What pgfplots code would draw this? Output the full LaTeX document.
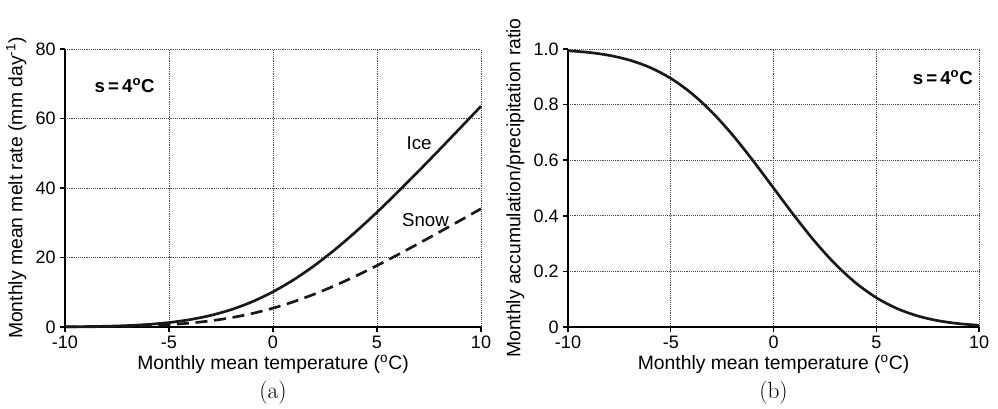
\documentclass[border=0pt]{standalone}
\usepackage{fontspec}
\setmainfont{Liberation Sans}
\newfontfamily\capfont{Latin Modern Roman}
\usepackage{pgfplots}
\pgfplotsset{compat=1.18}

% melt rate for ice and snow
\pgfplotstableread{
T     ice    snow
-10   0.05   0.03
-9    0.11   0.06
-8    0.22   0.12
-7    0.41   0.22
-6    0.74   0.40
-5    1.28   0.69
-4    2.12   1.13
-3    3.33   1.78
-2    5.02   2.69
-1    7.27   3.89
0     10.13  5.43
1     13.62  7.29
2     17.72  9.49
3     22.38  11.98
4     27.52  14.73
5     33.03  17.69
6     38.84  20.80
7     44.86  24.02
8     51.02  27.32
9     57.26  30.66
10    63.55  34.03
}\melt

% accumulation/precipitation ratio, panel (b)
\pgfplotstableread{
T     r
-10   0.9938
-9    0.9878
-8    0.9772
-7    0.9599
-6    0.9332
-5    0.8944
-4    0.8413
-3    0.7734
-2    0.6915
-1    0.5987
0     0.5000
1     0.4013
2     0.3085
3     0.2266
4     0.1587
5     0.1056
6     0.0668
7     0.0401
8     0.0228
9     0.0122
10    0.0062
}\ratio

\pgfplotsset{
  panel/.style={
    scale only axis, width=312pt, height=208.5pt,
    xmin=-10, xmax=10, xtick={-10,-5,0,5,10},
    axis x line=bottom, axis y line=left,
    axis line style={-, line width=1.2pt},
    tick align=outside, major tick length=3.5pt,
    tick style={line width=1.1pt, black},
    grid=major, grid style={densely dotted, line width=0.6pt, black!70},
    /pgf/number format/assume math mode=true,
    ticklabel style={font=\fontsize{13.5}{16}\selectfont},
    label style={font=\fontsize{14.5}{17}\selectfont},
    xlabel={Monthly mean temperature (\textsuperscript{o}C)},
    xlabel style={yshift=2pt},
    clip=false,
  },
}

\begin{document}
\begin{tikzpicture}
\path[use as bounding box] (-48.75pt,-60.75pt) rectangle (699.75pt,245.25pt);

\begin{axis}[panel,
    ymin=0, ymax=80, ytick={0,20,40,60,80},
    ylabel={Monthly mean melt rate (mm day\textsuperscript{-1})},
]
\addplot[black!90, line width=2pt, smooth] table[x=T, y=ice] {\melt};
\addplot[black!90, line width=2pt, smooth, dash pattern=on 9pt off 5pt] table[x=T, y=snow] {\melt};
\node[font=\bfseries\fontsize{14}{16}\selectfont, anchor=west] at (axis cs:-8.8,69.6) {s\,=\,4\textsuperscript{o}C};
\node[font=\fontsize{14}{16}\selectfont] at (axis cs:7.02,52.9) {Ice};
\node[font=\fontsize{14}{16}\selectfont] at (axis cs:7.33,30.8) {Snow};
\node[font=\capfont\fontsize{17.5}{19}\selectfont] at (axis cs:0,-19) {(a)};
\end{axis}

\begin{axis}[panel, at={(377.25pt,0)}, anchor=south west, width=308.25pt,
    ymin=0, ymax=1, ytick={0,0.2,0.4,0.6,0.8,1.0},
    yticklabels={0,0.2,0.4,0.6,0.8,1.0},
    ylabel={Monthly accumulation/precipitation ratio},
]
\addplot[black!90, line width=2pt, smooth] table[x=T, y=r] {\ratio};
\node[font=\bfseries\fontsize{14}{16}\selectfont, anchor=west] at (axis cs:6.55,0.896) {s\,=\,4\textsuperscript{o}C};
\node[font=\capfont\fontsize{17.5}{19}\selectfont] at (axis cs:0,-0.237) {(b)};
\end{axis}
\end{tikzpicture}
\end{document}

- **What the task requires**
Repeat exactly and only the lines from the start of the data above through the line that holds "(-48.75pt,-60.75pt) rectangle (699.75pt,245.25pt);", inclusive. Pictures do not belong in the copy.

- **Exercise answer**
What pgfplots code would draw this? Output the full LaTeX document.
\documentclass[border=0pt]{standalone}
\usepackage{fontspec}
\setmainfont{Liberation Sans}
\newfontfamily\capfont{Latin Modern Roman}
\usepackage{pgfplots}
\pgfplotsset{compat=1.18}

% melt rate for ice and snow
\pgfplotstableread{
T     ice    snow
-10   0.05   0.03
-9    0.11   0.06
-8    0.22   0.12
-7    0.41   0.22
-6    0.74   0.40
-5    1.28   0.69
-4    2.12   1.13
-3    3.33   1.78
-2    5.02   2.69
-1    7.27   3.89
0     10.13  5.43
1     13.62  7.29
2     17.72  9.49
3     22.38  11.98
4     27.52  14.73
5     33.03  17.69
6     38.84  20.80
7     44.86  24.02
8     51.02  27.32
9     57.26  30.66
10    63.55  34.03
}\melt

% accumulation/precipitation ratio, panel (b)
\pgfplotstableread{
T     r
-10   0.9938
-9    0.9878
-8    0.9772
-7    0.9599
-6    0.9332
-5    0.8944
-4    0.8413
-3    0.7734
-2    0.6915
-1    0.5987
0     0.5000
1     0.4013
2     0.3085
3     0.2266
4     0.1587
5     0.1056
6     0.0668
7     0.0401
8     0.0228
9     0.0122
10    0.0062
}\ratio

\pgfplotsset{
  panel/.style={
    scale only axis, width=312pt, height=208.5pt,
    xmin=-10, xmax=10, xtick={-10,-5,0,5,10},
    axis x line=bottom, axis y line=left,
    axis line style={-, line width=1.2pt},
    tick align=outside, major tick length=3.5pt,
    tick style={line width=1.1pt, black},
    grid=major, grid style={densely dotted, line width=0.6pt, black!70},
    /pgf/number format/assume math mode=true,
    ticklabel style={font=\fontsize{13.5}{16}\selectfont},
    label style={font=\fontsize{14.5}{17}\selectfont},
    xlabel={Monthly mean temperature (\textsuperscript{o}C)},
    xlabel style={yshift=2pt},
    clip=false,
  },
}

\begin{document}
\begin{tikzpicture}
\path[use as bounding box] (-48.75pt,-60.75pt) rectangle (699.75pt,245.25pt);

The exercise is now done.